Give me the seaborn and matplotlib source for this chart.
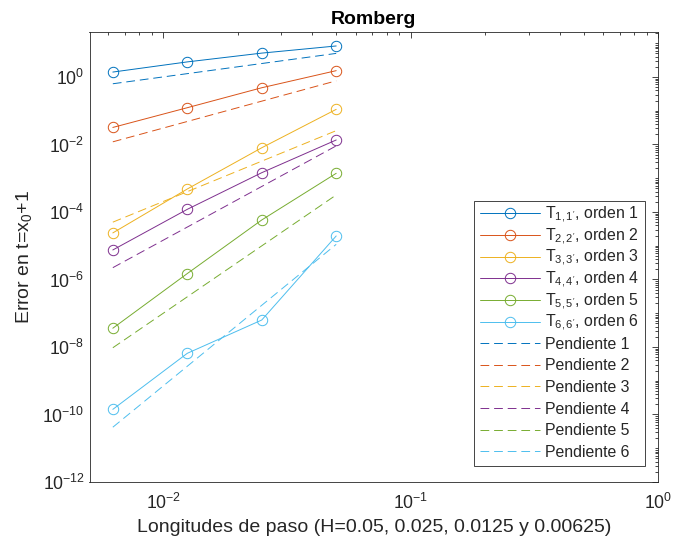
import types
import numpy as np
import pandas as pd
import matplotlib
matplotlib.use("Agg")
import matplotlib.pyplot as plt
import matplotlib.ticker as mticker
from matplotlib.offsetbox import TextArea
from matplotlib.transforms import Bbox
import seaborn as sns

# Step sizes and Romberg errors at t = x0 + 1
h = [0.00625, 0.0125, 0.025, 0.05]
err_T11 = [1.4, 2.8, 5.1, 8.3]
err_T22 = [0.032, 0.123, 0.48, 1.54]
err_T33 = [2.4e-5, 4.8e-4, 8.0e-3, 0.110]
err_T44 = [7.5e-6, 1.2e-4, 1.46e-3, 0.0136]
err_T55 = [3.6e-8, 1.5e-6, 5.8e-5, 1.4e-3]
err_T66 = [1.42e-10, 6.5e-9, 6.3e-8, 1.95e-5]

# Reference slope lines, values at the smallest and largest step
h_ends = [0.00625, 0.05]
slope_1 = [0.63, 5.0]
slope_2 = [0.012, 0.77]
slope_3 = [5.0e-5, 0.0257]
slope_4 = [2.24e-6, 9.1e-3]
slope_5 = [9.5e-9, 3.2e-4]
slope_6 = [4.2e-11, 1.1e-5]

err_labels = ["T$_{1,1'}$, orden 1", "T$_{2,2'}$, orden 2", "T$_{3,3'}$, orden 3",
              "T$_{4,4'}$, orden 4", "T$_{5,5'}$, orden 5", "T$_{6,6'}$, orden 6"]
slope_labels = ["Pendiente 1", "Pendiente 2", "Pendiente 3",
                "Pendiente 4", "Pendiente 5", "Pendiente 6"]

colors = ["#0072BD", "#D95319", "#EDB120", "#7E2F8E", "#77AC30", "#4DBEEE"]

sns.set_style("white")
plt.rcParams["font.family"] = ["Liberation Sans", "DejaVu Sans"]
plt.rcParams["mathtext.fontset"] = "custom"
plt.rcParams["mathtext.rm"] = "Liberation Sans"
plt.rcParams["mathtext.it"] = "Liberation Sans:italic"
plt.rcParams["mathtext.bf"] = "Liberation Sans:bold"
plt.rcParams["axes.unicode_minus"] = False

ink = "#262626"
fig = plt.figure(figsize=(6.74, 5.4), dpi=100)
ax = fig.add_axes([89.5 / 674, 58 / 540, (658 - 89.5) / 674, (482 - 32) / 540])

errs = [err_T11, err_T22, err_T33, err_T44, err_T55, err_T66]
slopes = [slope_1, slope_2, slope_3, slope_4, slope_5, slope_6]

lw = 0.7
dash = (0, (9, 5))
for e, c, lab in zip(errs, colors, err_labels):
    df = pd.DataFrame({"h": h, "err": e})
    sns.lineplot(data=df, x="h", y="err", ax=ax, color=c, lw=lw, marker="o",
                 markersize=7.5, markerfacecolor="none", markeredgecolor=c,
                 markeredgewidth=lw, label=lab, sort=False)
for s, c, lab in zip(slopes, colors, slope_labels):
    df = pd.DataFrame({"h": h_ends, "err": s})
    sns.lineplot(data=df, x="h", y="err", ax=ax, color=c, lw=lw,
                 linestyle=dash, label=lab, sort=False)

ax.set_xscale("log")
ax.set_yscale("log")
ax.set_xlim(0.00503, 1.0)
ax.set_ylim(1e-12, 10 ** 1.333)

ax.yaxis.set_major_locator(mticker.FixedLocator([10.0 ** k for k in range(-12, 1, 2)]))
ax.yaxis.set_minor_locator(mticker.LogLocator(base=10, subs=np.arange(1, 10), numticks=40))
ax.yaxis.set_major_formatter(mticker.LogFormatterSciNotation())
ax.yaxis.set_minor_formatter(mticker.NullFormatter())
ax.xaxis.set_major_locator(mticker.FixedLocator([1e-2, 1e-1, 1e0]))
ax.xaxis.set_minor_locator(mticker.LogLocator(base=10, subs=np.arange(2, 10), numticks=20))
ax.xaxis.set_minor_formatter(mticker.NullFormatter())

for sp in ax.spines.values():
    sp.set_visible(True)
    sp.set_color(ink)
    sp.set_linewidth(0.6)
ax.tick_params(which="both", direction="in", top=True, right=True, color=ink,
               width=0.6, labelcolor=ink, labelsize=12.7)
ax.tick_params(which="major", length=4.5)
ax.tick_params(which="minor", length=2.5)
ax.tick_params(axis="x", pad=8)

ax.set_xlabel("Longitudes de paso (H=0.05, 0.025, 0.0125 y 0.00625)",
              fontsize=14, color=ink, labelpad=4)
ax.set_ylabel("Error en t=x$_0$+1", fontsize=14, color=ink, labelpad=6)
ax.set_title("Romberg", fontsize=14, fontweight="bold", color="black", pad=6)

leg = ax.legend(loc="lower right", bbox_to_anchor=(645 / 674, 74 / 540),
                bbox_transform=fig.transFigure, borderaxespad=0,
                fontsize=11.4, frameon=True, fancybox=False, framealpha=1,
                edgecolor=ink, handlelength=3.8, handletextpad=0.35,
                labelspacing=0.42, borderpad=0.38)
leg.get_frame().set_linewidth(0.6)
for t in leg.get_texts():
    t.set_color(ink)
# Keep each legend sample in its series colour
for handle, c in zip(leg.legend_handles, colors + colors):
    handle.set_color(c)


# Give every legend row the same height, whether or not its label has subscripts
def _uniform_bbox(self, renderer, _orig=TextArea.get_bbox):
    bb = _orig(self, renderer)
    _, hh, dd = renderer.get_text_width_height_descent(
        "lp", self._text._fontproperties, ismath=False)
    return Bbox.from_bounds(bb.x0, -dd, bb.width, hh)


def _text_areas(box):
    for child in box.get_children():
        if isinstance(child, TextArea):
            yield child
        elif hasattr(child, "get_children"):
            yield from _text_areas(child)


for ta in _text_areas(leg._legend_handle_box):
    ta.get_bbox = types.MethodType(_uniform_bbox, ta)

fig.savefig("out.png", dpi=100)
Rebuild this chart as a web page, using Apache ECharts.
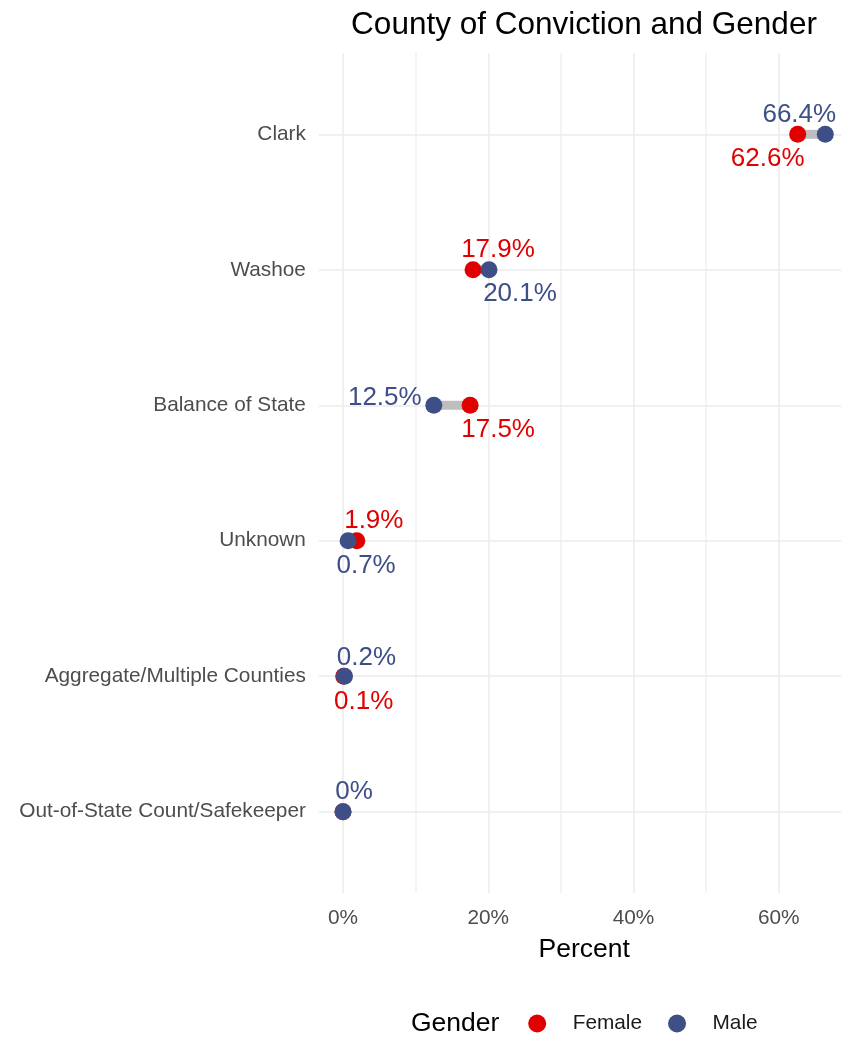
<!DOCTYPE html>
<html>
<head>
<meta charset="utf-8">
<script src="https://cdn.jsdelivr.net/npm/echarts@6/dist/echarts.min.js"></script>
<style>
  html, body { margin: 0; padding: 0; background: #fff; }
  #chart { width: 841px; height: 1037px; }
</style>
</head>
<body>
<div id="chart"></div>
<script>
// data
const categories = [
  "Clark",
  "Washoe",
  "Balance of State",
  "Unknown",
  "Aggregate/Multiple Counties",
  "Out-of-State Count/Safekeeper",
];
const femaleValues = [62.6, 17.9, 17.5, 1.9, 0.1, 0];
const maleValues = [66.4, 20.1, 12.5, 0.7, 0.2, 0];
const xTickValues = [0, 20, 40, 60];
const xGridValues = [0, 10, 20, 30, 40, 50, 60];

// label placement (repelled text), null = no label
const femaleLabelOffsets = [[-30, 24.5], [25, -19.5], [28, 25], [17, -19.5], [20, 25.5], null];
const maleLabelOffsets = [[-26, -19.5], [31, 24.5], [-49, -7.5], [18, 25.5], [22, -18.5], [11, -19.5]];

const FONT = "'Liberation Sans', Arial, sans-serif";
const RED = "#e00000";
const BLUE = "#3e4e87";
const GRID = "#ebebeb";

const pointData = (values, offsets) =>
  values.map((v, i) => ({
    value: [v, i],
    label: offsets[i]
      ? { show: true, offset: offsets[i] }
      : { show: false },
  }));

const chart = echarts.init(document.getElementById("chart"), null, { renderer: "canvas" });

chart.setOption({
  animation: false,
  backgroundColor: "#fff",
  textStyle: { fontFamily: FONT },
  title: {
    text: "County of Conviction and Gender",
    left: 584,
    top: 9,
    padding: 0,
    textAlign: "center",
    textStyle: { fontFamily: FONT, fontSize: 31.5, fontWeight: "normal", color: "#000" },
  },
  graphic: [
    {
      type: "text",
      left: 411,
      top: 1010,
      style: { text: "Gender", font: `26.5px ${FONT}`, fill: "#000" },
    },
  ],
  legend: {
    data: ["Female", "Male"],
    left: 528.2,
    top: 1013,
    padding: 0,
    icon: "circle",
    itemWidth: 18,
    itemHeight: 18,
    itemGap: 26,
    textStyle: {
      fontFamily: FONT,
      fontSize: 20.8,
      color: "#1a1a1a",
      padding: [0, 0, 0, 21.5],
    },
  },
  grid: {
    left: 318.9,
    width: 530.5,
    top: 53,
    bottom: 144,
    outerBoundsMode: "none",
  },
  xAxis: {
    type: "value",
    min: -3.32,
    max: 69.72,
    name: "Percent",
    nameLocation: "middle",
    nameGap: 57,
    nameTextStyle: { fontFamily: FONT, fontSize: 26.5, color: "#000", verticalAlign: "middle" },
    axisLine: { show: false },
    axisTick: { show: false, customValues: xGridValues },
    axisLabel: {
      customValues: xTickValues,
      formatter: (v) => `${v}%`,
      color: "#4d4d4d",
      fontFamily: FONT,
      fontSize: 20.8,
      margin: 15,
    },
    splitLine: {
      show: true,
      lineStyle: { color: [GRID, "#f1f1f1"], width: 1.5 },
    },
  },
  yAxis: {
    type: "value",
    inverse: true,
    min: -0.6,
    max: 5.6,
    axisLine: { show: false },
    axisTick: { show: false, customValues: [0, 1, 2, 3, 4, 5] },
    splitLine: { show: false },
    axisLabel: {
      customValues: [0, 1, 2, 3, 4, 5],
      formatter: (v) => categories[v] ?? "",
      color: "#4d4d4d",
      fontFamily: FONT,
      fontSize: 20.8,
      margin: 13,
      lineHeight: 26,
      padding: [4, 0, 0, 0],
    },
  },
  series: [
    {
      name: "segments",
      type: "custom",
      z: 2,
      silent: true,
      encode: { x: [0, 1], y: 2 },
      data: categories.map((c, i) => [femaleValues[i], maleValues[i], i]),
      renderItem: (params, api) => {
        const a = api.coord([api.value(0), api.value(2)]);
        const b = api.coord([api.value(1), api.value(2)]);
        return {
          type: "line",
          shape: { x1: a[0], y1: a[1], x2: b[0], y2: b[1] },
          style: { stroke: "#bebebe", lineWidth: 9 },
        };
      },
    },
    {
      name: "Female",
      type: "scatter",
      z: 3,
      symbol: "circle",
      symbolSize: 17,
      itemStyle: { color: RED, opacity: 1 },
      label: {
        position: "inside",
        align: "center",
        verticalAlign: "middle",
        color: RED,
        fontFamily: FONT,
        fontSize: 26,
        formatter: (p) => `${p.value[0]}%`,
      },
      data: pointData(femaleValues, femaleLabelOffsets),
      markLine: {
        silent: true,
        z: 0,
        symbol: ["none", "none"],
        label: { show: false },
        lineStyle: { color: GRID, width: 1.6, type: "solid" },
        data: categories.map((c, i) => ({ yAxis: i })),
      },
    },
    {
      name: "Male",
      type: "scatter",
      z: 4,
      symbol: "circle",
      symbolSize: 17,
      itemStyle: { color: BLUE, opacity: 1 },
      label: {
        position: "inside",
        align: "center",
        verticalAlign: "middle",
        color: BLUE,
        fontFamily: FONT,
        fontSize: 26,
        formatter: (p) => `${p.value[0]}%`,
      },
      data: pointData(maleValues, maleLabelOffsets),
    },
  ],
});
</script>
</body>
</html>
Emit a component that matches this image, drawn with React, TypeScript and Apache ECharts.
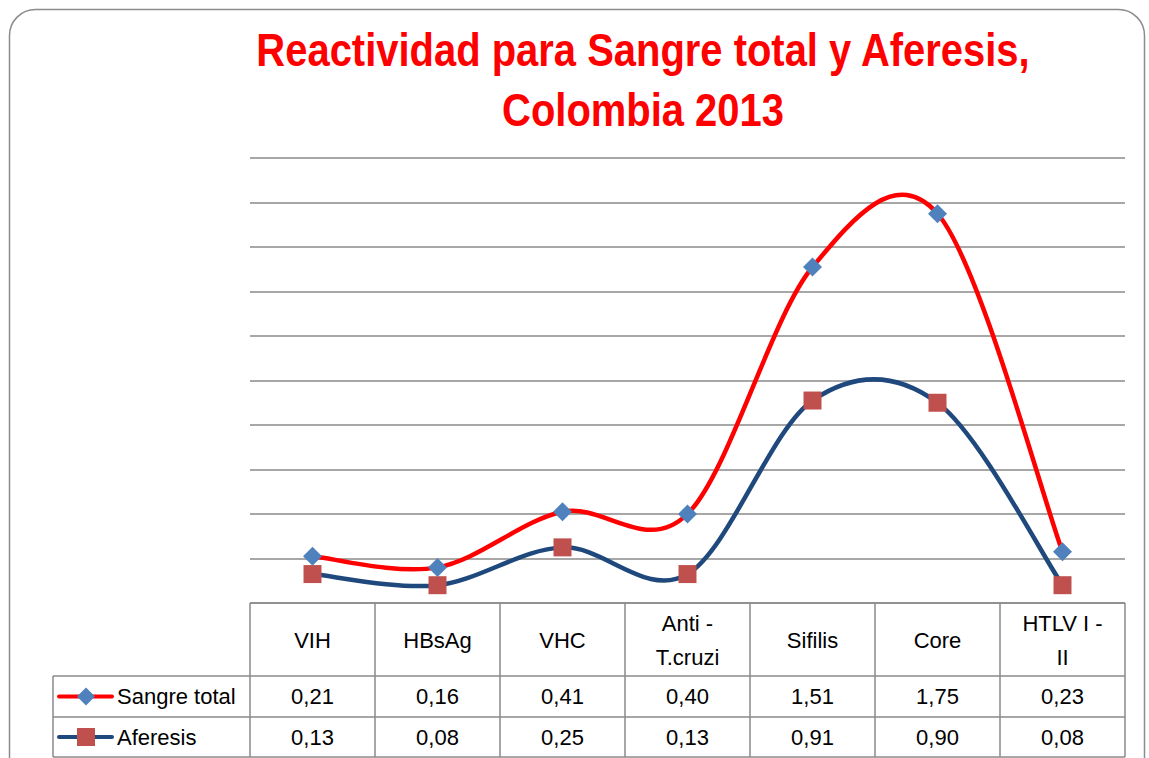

::::

_Directions for this task_
Leave out the pictures, then repeat the listing above exactly from its first line to the line with "err_T66 = [1.42e-10, 6.5e-9, 6.3e-8, 1.95e-5]", inclusive.

_Complete output_
Give me the seaborn and matplotlib source for this chart.
import types
import numpy as np
import pandas as pd
import matplotlib
matplotlib.use("Agg")
import matplotlib.pyplot as plt
import matplotlib.ticker as mticker
from matplotlib.offsetbox import TextArea
from matplotlib.transforms import Bbox
import seaborn as sns

# Step sizes and Romberg errors at t = x0 + 1
h = [0.00625, 0.0125, 0.025, 0.05]
err_T11 = [1.4, 2.8, 5.1, 8.3]
err_T22 = [0.032, 0.123, 0.48, 1.54]
err_T33 = [2.4e-5, 4.8e-4, 8.0e-3, 0.110]
err_T44 = [7.5e-6, 1.2e-4, 1.46e-3, 0.0136]
err_T55 = [3.6e-8, 1.5e-6, 5.8e-5, 1.4e-3]
err_T66 = [1.42e-10, 6.5e-9, 6.3e-8, 1.95e-5]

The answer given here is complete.